| THE REQUEST |
Quote all lines below exactly. Images stay out.

─── DATASET CONTENT ───

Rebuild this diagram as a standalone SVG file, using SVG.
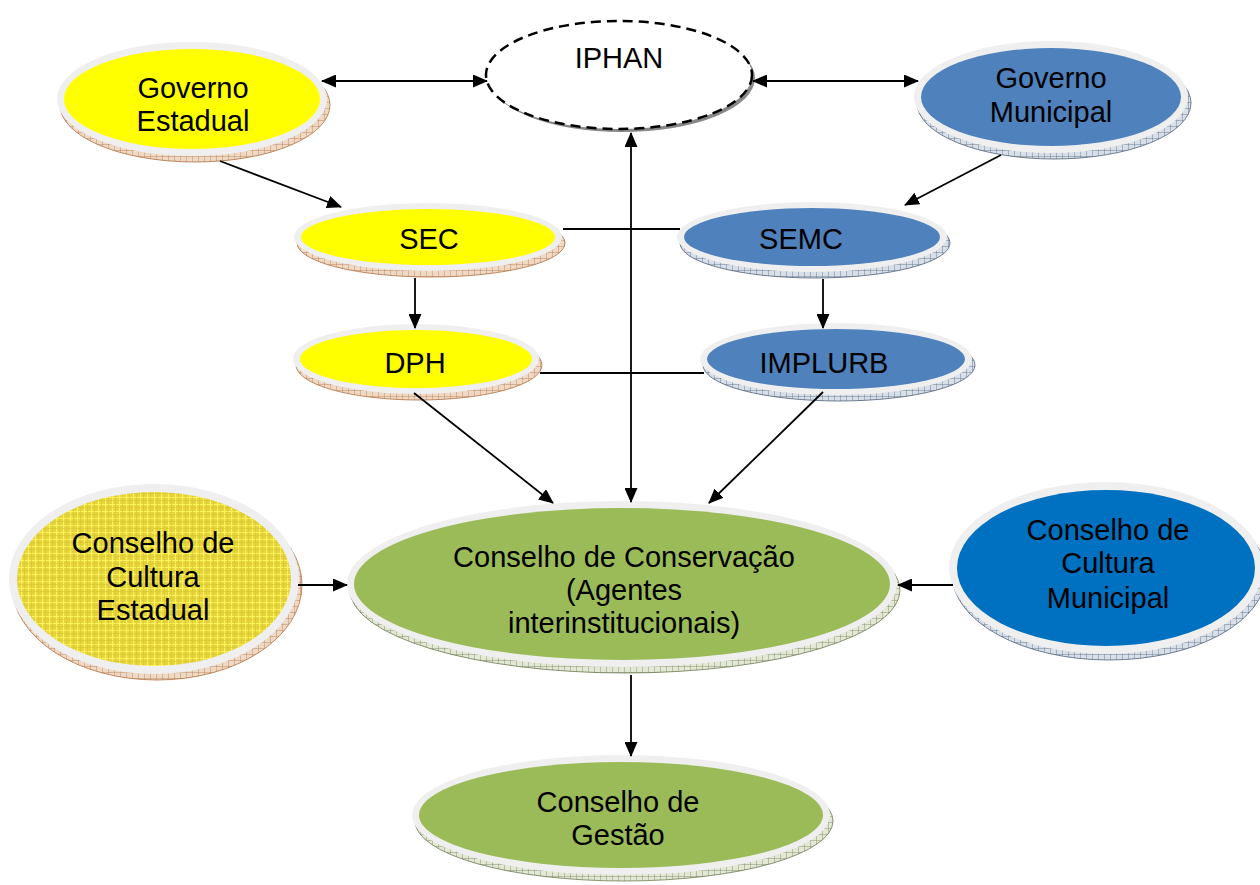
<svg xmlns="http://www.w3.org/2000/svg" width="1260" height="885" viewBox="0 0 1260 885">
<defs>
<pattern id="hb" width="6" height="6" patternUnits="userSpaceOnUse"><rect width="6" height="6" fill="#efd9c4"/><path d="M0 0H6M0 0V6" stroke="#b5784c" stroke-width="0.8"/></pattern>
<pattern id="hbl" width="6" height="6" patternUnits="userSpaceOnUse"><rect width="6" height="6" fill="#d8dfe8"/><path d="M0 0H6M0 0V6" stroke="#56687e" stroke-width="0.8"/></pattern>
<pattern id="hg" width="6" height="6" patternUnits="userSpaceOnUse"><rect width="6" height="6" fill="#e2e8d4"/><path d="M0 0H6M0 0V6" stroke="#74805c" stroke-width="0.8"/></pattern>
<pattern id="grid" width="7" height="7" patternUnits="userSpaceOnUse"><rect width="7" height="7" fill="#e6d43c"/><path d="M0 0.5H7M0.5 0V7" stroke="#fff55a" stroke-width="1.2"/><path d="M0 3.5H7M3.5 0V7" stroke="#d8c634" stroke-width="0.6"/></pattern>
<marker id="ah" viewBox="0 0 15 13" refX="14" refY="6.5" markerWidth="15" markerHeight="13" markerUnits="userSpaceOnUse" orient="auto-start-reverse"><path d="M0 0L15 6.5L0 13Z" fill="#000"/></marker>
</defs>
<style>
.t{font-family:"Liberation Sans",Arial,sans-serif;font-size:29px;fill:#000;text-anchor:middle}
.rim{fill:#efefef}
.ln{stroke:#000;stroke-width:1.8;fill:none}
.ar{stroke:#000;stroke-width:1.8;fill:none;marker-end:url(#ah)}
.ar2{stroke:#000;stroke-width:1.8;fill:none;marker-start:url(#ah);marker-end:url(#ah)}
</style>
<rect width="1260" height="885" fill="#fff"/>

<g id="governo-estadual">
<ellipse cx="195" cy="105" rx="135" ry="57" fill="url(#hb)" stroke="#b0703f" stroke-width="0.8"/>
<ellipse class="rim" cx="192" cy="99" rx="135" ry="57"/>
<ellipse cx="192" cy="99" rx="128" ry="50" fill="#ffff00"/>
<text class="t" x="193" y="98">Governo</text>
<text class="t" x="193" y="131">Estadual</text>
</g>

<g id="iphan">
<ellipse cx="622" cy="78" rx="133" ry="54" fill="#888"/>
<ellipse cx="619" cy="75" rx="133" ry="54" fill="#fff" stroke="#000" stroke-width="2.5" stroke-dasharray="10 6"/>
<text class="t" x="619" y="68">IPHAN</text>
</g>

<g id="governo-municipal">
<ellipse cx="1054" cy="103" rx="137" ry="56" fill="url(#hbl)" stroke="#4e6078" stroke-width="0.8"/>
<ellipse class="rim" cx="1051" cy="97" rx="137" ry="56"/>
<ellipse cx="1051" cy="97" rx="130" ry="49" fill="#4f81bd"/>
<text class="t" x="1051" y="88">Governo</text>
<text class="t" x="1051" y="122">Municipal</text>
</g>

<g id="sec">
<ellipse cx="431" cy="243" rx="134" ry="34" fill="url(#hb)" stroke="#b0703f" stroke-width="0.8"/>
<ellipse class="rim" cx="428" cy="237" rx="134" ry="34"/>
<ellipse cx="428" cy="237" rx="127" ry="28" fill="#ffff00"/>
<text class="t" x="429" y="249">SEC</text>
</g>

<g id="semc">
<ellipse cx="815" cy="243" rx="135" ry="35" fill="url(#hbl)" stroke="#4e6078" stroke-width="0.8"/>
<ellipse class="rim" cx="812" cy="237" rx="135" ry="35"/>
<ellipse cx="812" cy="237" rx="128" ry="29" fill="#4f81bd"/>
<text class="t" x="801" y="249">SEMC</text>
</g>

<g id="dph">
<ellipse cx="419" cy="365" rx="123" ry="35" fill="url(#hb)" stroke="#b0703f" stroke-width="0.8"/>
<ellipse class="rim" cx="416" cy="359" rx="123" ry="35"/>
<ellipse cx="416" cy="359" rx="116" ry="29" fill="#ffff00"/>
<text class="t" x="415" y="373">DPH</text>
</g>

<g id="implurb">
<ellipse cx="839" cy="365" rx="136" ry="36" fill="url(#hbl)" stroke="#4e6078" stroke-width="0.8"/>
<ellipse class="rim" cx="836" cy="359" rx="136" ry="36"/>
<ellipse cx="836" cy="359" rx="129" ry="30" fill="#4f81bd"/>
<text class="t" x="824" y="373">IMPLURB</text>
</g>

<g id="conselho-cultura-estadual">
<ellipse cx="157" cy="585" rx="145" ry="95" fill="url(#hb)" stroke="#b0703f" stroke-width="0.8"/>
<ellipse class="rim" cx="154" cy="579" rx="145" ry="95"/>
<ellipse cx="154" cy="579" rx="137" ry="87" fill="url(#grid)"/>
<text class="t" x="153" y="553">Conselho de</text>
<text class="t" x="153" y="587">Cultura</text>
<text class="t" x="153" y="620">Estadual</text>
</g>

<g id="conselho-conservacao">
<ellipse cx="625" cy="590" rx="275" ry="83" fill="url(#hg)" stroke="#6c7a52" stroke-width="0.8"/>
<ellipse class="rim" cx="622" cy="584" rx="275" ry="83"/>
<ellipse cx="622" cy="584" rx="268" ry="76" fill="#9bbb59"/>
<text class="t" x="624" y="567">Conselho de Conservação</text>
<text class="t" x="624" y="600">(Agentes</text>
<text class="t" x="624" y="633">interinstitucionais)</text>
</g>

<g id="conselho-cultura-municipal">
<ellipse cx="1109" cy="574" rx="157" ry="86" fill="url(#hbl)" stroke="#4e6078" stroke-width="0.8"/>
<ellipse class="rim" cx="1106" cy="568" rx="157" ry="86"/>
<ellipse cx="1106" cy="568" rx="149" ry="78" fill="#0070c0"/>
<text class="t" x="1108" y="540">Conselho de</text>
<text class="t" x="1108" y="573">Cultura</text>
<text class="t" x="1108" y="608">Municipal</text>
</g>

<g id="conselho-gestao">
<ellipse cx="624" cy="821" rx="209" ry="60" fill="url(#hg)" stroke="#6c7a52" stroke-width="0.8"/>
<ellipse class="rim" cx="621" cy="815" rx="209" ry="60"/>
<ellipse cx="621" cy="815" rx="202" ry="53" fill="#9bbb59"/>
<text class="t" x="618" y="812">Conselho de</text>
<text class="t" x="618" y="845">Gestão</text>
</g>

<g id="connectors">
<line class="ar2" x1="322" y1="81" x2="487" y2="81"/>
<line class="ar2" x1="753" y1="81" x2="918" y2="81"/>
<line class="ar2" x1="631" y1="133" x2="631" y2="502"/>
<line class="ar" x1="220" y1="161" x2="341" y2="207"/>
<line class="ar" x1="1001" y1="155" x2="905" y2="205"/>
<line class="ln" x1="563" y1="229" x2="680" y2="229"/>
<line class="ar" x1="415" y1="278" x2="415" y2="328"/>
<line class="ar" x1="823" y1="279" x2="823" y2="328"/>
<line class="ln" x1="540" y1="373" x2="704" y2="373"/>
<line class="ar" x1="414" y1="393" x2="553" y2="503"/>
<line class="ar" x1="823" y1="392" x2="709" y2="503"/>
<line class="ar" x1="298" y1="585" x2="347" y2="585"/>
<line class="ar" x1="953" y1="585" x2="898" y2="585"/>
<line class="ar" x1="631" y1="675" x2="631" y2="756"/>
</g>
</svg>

───

| ANSWER TO THE PROBLEM |
Rebuild this diagram as a standalone SVG file, using SVG.
<svg xmlns="http://www.w3.org/2000/svg" width="1260" height="885" viewBox="0 0 1260 885">
<defs>
<pattern id="hb" width="6" height="6" patternUnits="userSpaceOnUse"><rect width="6" height="6" fill="#efd9c4"/><path d="M0 0H6M0 0V6" stroke="#b5784c" stroke-width="0.8"/></pattern>
<pattern id="hbl" width="6" height="6" patternUnits="userSpaceOnUse"><rect width="6" height="6" fill="#d8dfe8"/><path d="M0 0H6M0 0V6" stroke="#56687e" stroke-width="0.8"/></pattern>
<pattern id="hg" width="6" height="6" patternUnits="userSpaceOnUse"><rect width="6" height="6" fill="#e2e8d4"/><path d="M0 0H6M0 0V6" stroke="#74805c" stroke-width="0.8"/></pattern>
<pattern id="grid" width="7" height="7" patternUnits="userSpaceOnUse"><rect width="7" height="7" fill="#e6d43c"/><path d="M0 0.5H7M0.5 0V7" stroke="#fff55a" stroke-width="1.2"/><path d="M0 3.5H7M3.5 0V7" stroke="#d8c634" stroke-width="0.6"/></pattern>
<marker id="ah" viewBox="0 0 15 13" refX="14" refY="6.5" markerWidth="15" markerHeight="13" markerUnits="userSpaceOnUse" orient="auto-start-reverse"><path d="M0 0L15 6.5L0 13Z" fill="#000"/></marker>
</defs>
<style>
.t{font-family:"Liberation Sans",Arial,sans-serif;font-size:29px;fill:#000;text-anchor:middle}
.rim{fill:#efefef}
.ln{stroke:#000;stroke-width:1.8;fill:none}
.ar{stroke:#000;stroke-width:1.8;fill:none;marker-end:url(#ah)}
.ar2{stroke:#000;stroke-width:1.8;fill:none;marker-start:url(#ah);marker-end:url(#ah)}
</style>
<rect width="1260" height="885" fill="#fff"/>

<g id="governo-estadual">
<ellipse cx="195" cy="105" rx="135" ry="57" fill="url(#hb)" stroke="#b0703f" stroke-width="0.8"/>
<ellipse class="rim" cx="192" cy="99" rx="135" ry="57"/>
<ellipse cx="192" cy="99" rx="128" ry="50" fill="#ffff00"/>
<text class="t" x="193" y="98">Governo</text>
<text class="t" x="193" y="131">Estadual</text>
</g>

<g id="iphan">
<ellipse cx="622" cy="78" rx="133" ry="54" fill="#888"/>
<ellipse cx="619" cy="75" rx="133" ry="54" fill="#fff" stroke="#000" stroke-width="2.5" stroke-dasharray="10 6"/>
<text class="t" x="619" y="68">IPHAN</text>
</g>

<g id="governo-municipal">
<ellipse cx="1054" cy="103" rx="137" ry="56" fill="url(#hbl)" stroke="#4e6078" stroke-width="0.8"/>
<ellipse class="rim" cx="1051" cy="97" rx="137" ry="56"/>
<ellipse cx="1051" cy="97" rx="130" ry="49" fill="#4f81bd"/>
<text class="t" x="1051" y="88">Governo</text>
<text class="t" x="1051" y="122">Municipal</text>
</g>

<g id="sec">
<ellipse cx="431" cy="243" rx="134" ry="34" fill="url(#hb)" stroke="#b0703f" stroke-width="0.8"/>
<ellipse class="rim" cx="428" cy="237" rx="134" ry="34"/>
<ellipse cx="428" cy="237" rx="127" ry="28" fill="#ffff00"/>
<text class="t" x="429" y="249">SEC</text>
</g>

<g id="semc">
<ellipse cx="815" cy="243" rx="135" ry="35" fill="url(#hbl)" stroke="#4e6078" stroke-width="0.8"/>
<ellipse class="rim" cx="812" cy="237" rx="135" ry="35"/>
<ellipse cx="812" cy="237" rx="128" ry="29" fill="#4f81bd"/>
<text class="t" x="801" y="249">SEMC</text>
</g>

<g id="dph">
<ellipse cx="419" cy="365" rx="123" ry="35" fill="url(#hb)" stroke="#b0703f" stroke-width="0.8"/>
<ellipse class="rim" cx="416" cy="359" rx="123" ry="35"/>
<ellipse cx="416" cy="359" rx="116" ry="29" fill="#ffff00"/>
<text class="t" x="415" y="373">DPH</text>
</g>

<g id="implurb">
<ellipse cx="839" cy="365" rx="136" ry="36" fill="url(#hbl)" stroke="#4e6078" stroke-width="0.8"/>
<ellipse class="rim" cx="836" cy="359" rx="136" ry="36"/>
<ellipse cx="836" cy="359" rx="129" ry="30" fill="#4f81bd"/>
<text class="t" x="824" y="373">IMPLURB</text>
</g>

<g id="conselho-cultura-estadual">
<ellipse cx="157" cy="585" rx="145" ry="95" fill="url(#hb)" stroke="#b0703f" stroke-width="0.8"/>
<ellipse class="rim" cx="154" cy="579" rx="145" ry="95"/>
<ellipse cx="154" cy="579" rx="137" ry="87" fill="url(#grid)"/>
<text class="t" x="153" y="553">Conselho de</text>
<text class="t" x="153" y="587">Cultura</text>
<text class="t" x="153" y="620">Estadual</text>
</g>

<g id="conselho-conservacao">
<ellipse cx="625" cy="590" rx="275" ry="83" fill="url(#hg)" stroke="#6c7a52" stroke-width="0.8"/>
<ellipse class="rim" cx="622" cy="584" rx="275" ry="83"/>
<ellipse cx="622" cy="584" rx="268" ry="76" fill="#9bbb59"/>
<text class="t" x="624" y="567">Conselho de Conservação</text>
<text class="t" x="624" y="600">(Agentes</text>
<text class="t" x="624" y="633">interinstitucionais)</text>
</g>

<g id="conselho-cultura-municipal">
<ellipse cx="1109" cy="574" rx="157" ry="86" fill="url(#hbl)" stroke="#4e6078" stroke-width="0.8"/>
<ellipse class="rim" cx="1106" cy="568" rx="157" ry="86"/>
<ellipse cx="1106" cy="568" rx="149" ry="78" fill="#0070c0"/>
<text class="t" x="1108" y="540">Conselho de</text>
<text class="t" x="1108" y="573">Cultura</text>
<text class="t" x="1108" y="608">Municipal</text>
</g>

<g id="conselho-gestao">
<ellipse cx="624" cy="821" rx="209" ry="60" fill="url(#hg)" stroke="#6c7a52" stroke-width="0.8"/>
<ellipse class="rim" cx="621" cy="815" rx="209" ry="60"/>
<ellipse cx="621" cy="815" rx="202" ry="53" fill="#9bbb59"/>
<text class="t" x="618" y="812">Conselho de</text>
<text class="t" x="618" y="845">Gestão</text>
</g>

<g id="connectors">
<line class="ar2" x1="322" y1="81" x2="487" y2="81"/>
<line class="ar2" x1="753" y1="81" x2="918" y2="81"/>
<line class="ar2" x1="631" y1="133" x2="631" y2="502"/>
<line class="ar" x1="220" y1="161" x2="341" y2="207"/>
<line class="ar" x1="1001" y1="155" x2="905" y2="205"/>
<line class="ln" x1="563" y1="229" x2="680" y2="229"/>
<line class="ar" x1="415" y1="278" x2="415" y2="328"/>
<line class="ar" x1="823" y1="279" x2="823" y2="328"/>
<line class="ln" x1="540" y1="373" x2="704" y2="373"/>
<line class="ar" x1="414" y1="393" x2="553" y2="503"/>
<line class="ar" x1="823" y1="392" x2="709" y2="503"/>
<line class="ar" x1="298" y1="585" x2="347" y2="585"/>
<line class="ar" x1="953" y1="585" x2="898" y2="585"/>
<line class="ar" x1="631" y1="675" x2="631" y2="756"/>
</g>
</svg>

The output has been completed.